R&B/Pop: Double-Stops And Chord Partials
R&B and pop guitarists typically make fills with double-stops and chord partials from pentatonic scales. For example, in “Little Wing,” over an Em - G - Am progression, Jimi Hendrix plays E minor pentatonic (E, G, A, B, D), G major pentatonic (G, A, B, D, E), A minor pentatonic (A, C, D, E, G), and E minor pentatonic fills (Figure 6).
After playing the chord on the downbeat and letting it ring for a couple of beats, Hendrix delivers fills at the end of each measure, usually while taking a breath between vocal phrases.
Most often, for every two strings played together, the higher note rings against a hammered-on embellishment on the lower string.
These fills are indebted to R&B guitar greats like Curtis Mayfield and Steve Cropper and are a studio musician’s bread and butter – invaluable when it comes to improvising appropriate pop and light-rock fills.
Figure 7 illustrates an R&B-flavored lick in which the E major pentatonic scale (E, F#, G#, B, C#) is used in sliding 4ths to punctuate a funky Emaj7 vamp. Something similar happens in Marvin Gaye’s “What’s Goin’ On.”
In E major pentatonic, 4ths occur between F# and B, G#, and C#, B, and E and C# and F#.
Depending on the string pair used, these figures require either a 1st-string barre (strings 1–2, 3–4, 4–5 and 5-6) or the use of the 1st and 2nd fingers (strings 2–3).
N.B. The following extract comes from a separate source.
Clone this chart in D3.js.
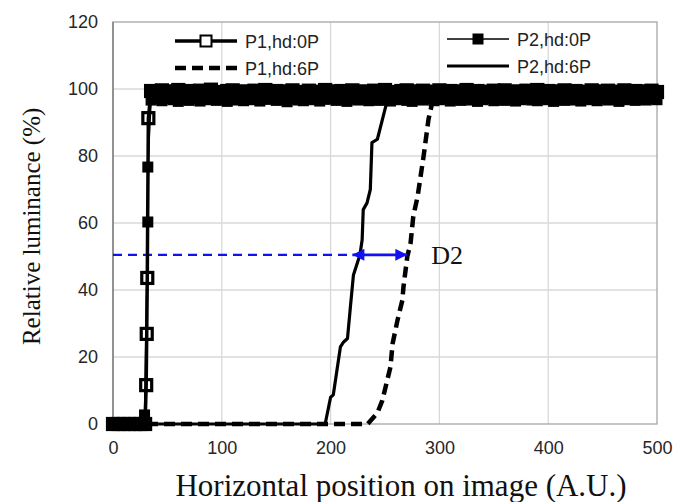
<!DOCTYPE html>
<html>
<head>
<meta charset="utf-8">
<script src="https://cdn.jsdelivr.net/npm/d3@7"></script>
<style>
body { margin: 0; background: #fff; }
svg { display: block; }
</style>
</head>
<body>
<script>
// axis ticks
var xTicks = [0, 100, 200, 300, 400, 500]
var yTicks = [0, 20, 40, 60, 80, 100, 120]

// P1,hd:0P - foot, rise and plateau (plateau sampled every 5 units from 35)
var p1Foot = [[0, 0], [5, 0], [10, 0], [15, 0], [20, 0], [25, 0], [29.5, 0]]
var p1Rise = [[30.5, 11.6], [31, 26.9], [31.5, 43.6], [32.5, 91.3]]
var p1Plateau = [99.4, 99.1, 99.6, 98.9, 99.3, 99.7, 99.0, 99.4, 98.8, 99.5,
	99.2, 99.8, 99.1, 98.9, 99.4, 99.6, 99.0, 99.3, 98.7, 99.5,
	99.2, 99.7, 99.0, 99.4, 98.9, 99.3, 99.6, 99.1, 98.8, 99.5,
	99.2, 99.0, 99.7, 99.3, 98.9, 99.4, 99.1, 99.6, 99.0, 99.3,
	98.8, 99.5, 99.2, 99.7, 99.1, 98.9, 99.4, 99.6, 99.0, 99.3,
	99.5, 98.8, 99.2, 99.6, 99.1, 99.4, 98.9, 99.3, 99.7, 99.0,
	99.4, 99.2, 98.8, 99.5, 99.1, 99.6, 99.0, 99.3, 98.9, 99.5,
	99.2, 99.7, 99.0, 99.4, 98.8, 99.3, 99.6, 99.1, 99.4, 98.9,
	99.2, 99.6, 99.0, 99.3, 99.5, 98.9, 99.2, 99.6, 99.1, 99.4,
	99.0, 99.3, 99.5, 99.1]

// P2,hd:0P
var p2Foot = [[0, 0], [5, 0], [10, 0], [15, 0], [20, 0], [25, 0], [28, 0]]
var p2Rise = [[29, 2.7], [32, 60.3], [32, 76.7]]
var p2Plateau = [96.7, 97.0, 96.5, 97.2, 96.8, 96.3, 96.9, 96.6, 97.1, 96.4,
	96.8, 97.2, 96.6, 96.9, 96.3, 96.7, 97.0, 96.5, 97.3, 96.8,
	96.4, 96.9, 97.1, 96.6, 96.8, 96.2, 97.0, 96.7, 96.5, 97.1,
	96.8, 96.4, 96.9, 97.2, 96.6, 96.8, 96.3, 97.0, 96.7, 97.1,
	96.5, 96.9, 96.6, 97.2, 96.4, 96.8, 97.0, 96.6, 96.3, 96.9,
	96.7, 97.1, 96.5, 96.8, 97.2, 96.4, 96.9, 96.6, 97.0, 96.7,
	96.3, 96.8, 97.1, 96.5, 96.9, 96.6, 97.2, 96.4, 96.8, 97.0,
	96.7, 96.5, 97.1, 96.8, 96.3, 96.9, 96.6, 97.2, 96.7, 96.4,
	97.0, 96.8, 96.5, 97.1, 96.7, 96.9, 96.3, 96.8, 97.0, 96.6,
	96.9, 96.7, 97.2, 96.8]
var plateauStart = 35
var plateauStep = 5

// P1,hd:6P (dashed)
var p1Shift = [[0, 0], [234, 0], [243, 3.3], [247.5, 7], [252, 13], [255, 17],
	[257, 24], [261.5, 31], [266, 37], [267, 41], [270.5, 50], [273.5, 54],
	[276, 62], [280, 68], [285.5, 80], [290, 91], [294.5, 97.5],
	[350, 98], [450, 97.8], [500, 98]]

// P2,hd:6P (solid)
var p2Shift = [[0, 0], [195, 0], [200, 8], [202.5, 8.7], [209, 23], [212, 24.5],
	[215.5, 25.5], [218.5, 36], [221, 44.5], [227, 50.5], [229, 55], [230, 64],
	[233.5, 66], [236.5, 70], [238, 84], [243, 85], [250.5, 94.6], [253, 97],
	[260, 97.6], [350, 97.8], [450, 97.5], [500, 97.6]]

// D2 annotation
var d2Level = 50.5
var d2From = 220
var d2To = 270.5

var width = 676, height = 502
var margin = {left: 113, right: 19, top: 22, bottom: 78}

var svg = d3.select("body").append("svg")
	.attr("width", width)
	.attr("height", height)

var x = d3.scaleLinear().domain([0, 500]).range([margin.left, width - margin.right])
var y = d3.scaleLinear().domain([0, 120]).range([height - margin.bottom, margin.top])

function withPlateau(foot, rise, plateau) {
	var pts = foot.concat(rise).map(function(d) { return [d[0], d[1], false] })
	plateau.forEach(function(v, i) {
		pts.push([plateauStart + i * plateauStep, v, true])
	})
	return pts
}

var p1 = withPlateau(p1Foot, p1Rise, p1Plateau)
var p2 = withPlateau(p2Foot, p2Rise, p2Plateau)

// grid
svg.append("g").selectAll("line.gy")
	.data(yTicks.filter(function(d) { return d > 0 && d < 120 }))
	.join("line")
	.attr("x1", x(0)).attr("x2", x(500))
	.attr("y1", function(d) { return y(d) }).attr("y2", function(d) { return y(d) })
	.attr("stroke", "#d9d9d9").attr("stroke-width", 1.3)

svg.append("g").selectAll("line.gx")
	.data(xTicks.filter(function(d) { return d > 0 && d < 500 }))
	.join("line")
	.attr("x1", function(d) { return x(d) }).attr("x2", function(d) { return x(d) })
	.attr("y1", y(0)).attr("y2", y(120))
	.attr("stroke", "#d9d9d9").attr("stroke-width", 1.3)

// frame
svg.append("rect")
	.attr("x", x(0)).attr("y", y(120))
	.attr("width", x(500) - x(0)).attr("height", y(0) - y(120))
	.attr("fill", "none").attr("stroke", "#a6a6a6").attr("stroke-width", 1.3)
svg.append("line")
	.attr("x1", x(0)).attr("x2", x(0)).attr("y1", y(0)).attr("y2", y(120))
	.attr("stroke", "#808080").attr("stroke-width", 1.5)

// axes
var xAxis = svg.append("g")
	.attr("transform", "translate(0," + (y(0) + 11) + ")")
	.call(d3.axisBottom(x).tickValues(xTicks).tickSize(0).tickPadding(6))
var yAxis = svg.append("g")
	.attr("transform", "translate(" + (x(0) - 15) + ",0)")
	.call(d3.axisLeft(y).tickValues(yTicks).tickSize(0).tickPadding(0))
;[xAxis, yAxis].forEach(function(a) {
	a.select(".domain").remove()
	a.selectAll("text")
		.attr("font-family", "'Liberation Sans', Arial, sans-serif")
		.attr("font-size", 18)
		.attr("fill", "#262626")
})

// axis titles
svg.append("text")
	.attr("x", 401).attr("y", 496)
	.attr("text-anchor", "middle")
	.attr("font-family", "'Liberation Serif', 'Times New Roman', serif")
	.attr("font-size", 31)
	.attr("fill", "#111")
	.text("Horizontal position on image (A.U.)")
svg.append("text")
	.attr("transform", "translate(40," + y(59) + ") rotate(-90)")
	.attr("text-anchor", "middle")
	.attr("font-family", "'Liberation Serif', 'Times New Roman', serif")
	.attr("font-size", 25)
	.attr("fill", "#111")
	.text("Relative luminance (%)")

var line = d3.line()
	.x(function(d) { return x(d[0]) })
	.y(function(d) { return y(d[1]) })

// shifted curves
svg.append("path").datum(p1Shift)
	.attr("d", line).attr("fill", "none")
	.attr("stroke", "#000").attr("stroke-width", 4.5)
	.attr("stroke-dasharray", "11,6")
svg.append("path").datum(p2Shift)
	.attr("d", line).attr("fill", "none")
	.attr("stroke", "#000").attr("stroke-width", 3.2)
	.attr("stroke-linejoin", "round")

// D2 annotation
var defs = svg.append("defs")
defs.append("marker").attr("id", "ah")
	.attr("viewBox", "0 0 10 10").attr("refX", 10).attr("refY", 5)
	.attr("markerWidth", 15).attr("markerHeight", 12)
	.attr("markerUnits", "userSpaceOnUse")
	.attr("orient", "auto-start-reverse")
	.append("path").attr("d", "M0,0L10,5L0,10Z").attr("fill", "#1010f0")

svg.append("line")
	.attr("x1", x(0)).attr("x2", x(d2From))
	.attr("y1", y(d2Level)).attr("y2", y(d2Level))
	.attr("stroke", "#1010f0").attr("stroke-width", 2.4)
	.attr("stroke-dasharray", "9,6")
svg.append("line")
	.attr("x1", x(d2From)).attr("x2", x(d2To))
	.attr("y1", y(d2Level)).attr("y2", y(d2Level))
	.attr("stroke", "#1010f0").attr("stroke-width", 2.6)
	.attr("marker-start", "url(#ah)").attr("marker-end", "url(#ah)")
svg.append("text")
	.attr("x", x(d2To) + 24).attr("y", y(d2Level) + 9)
	.attr("font-family", "'Liberation Serif', 'Times New Roman', serif")
	.attr("font-size", 26)
	.attr("fill", "#111")
	.text("D2")

// 0P curves - in the dense plateau the overlapping markers merge into a solid band
var ms = 11
svg.append("path").datum(p1)
	.attr("d", line).attr("fill", "none")
	.attr("stroke", "#000").attr("stroke-width", 3.5)
svg.append("g").selectAll("rect")
	.data(p1).join("rect")
	.attr("x", function(d) { return x(d[0]) - ms / 2 })
	.attr("y", function(d) { return y(d[1]) - ms / 2 })
	.attr("width", ms).attr("height", ms)
	.attr("fill", function(d) { return d[2] ? "#000" : "none" })
	.attr("stroke", "#000").attr("stroke-width", 3.2)

svg.append("path").datum(p2)
	.attr("d", line).attr("fill", "none")
	.attr("stroke", "#000").attr("stroke-width", 1.6)
svg.append("g").selectAll("rect")
	.data(p2).join("rect")
	.attr("x", function(d) { return x(d[0]) - ms / 2 })
	.attr("y", function(d) { return y(d[1]) - ms / 2 })
	.attr("width", ms).attr("height", ms)
	.attr("fill", "#000")

// legend
var legendItems = [
	{label: "P1,hd:0P", x0: 175, yy: 41, w: 3.5, dash: null, mark: "open"},
	{label: "P1,hd:6P", x0: 175, yy: 68, w: 4.5, dash: "11,6", mark: null},
	{label: "P2,hd:0P", x0: 447, yy: 39, w: 1.6, dash: null, mark: "filled"},
	{label: "P2,hd:6P", x0: 447, yy: 66, w: 3.2, dash: null, mark: null}
]
var lg = svg.append("g").selectAll("g").data(legendItems).join("g")
lg.append("line")
	.attr("x1", function(d) { return d.x0 }).attr("x2", function(d) { return d.x0 + 62 })
	.attr("y1", function(d) { return d.yy }).attr("y2", function(d) { return d.yy })
	.attr("stroke", "#000")
	.attr("stroke-width", function(d) { return d.w })
	.attr("stroke-dasharray", function(d) { return d.dash })
lg.filter(function(d) { return d.mark }).append("rect")
	.attr("x", function(d) { return d.x0 + 31 - 5.5 })
	.attr("y", function(d) { return d.yy - 5.5 })
	.attr("width", 11).attr("height", 11)
	.attr("fill", function(d) { return d.mark === "open" ? "#fff" : "#000" })
	.attr("stroke", "#000")
	.attr("stroke-width", function(d) { return d.mark === "open" ? 2 : 0 })
lg.append("text")
	.attr("x", function(d) { return d.x0 + 70 })
	.attr("y", function(d) { return d.yy + 6.5 })
	.attr("font-family", "'Liberation Sans', Arial, sans-serif")
	.attr("font-size", 18)
	.attr("fill", "#222")
	.text(function(d) { return d.label })
</script>
</body>
</html>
Pick the lower note of each dyad and slide it up to the next scale degree, then pick the higher string and slide back down.
Hard Rock And Metal: Cool Tricks And Blazing Licks
In hard rock songs by groups like Journey, Boston, and Toto, the guitar shares the limelight with the vocals. Melodic pickers Neal Schon, Tom Scholz, and Steve Lukather rise above their bands’ predominant keyboard textures with plenty of tasty fills.
Figure 8 is similar to Journey’s “Faithfully.” For the sweet B major pentatonic (B, C#, D#, F#, G#) phrase in bar 2, stomp on your distortion pedal as you switch from your bridge to neck pickup.
Metal players like Randy Rhoads, Zakk Wylde, and Dimebag Darrell often punctuate a power-chord riff with a blazing pentatonic lick (Figure 9).
To cop their moves, it helps to have an assortment of minor-pentatonic tricks up your sleeve – everything from open-string pull-off licks (Figure 9, bar 3) to sawtooth sequences (bar 4) to licks involving chromatic passing tones (notes outside of the key used to connect diatonic pitches, as shown in bar 5).
For the slight pinch harmonics (indicated as “semi-harm.”) in measures 4 and 5, lightly touch the string with the outer edge of your pick-hand’s thumb as you pick, producing a squealing overtone.
To hear similarly pyrotechnical fills in context, consult any of the live G3 recordings, Ozzy Osbourne’s’ Tribute (with Randy Rhoads) and Live at the Budokan (with Zakk Wylde), as well as Guns N’ Roses Live Era: ‘87–’93.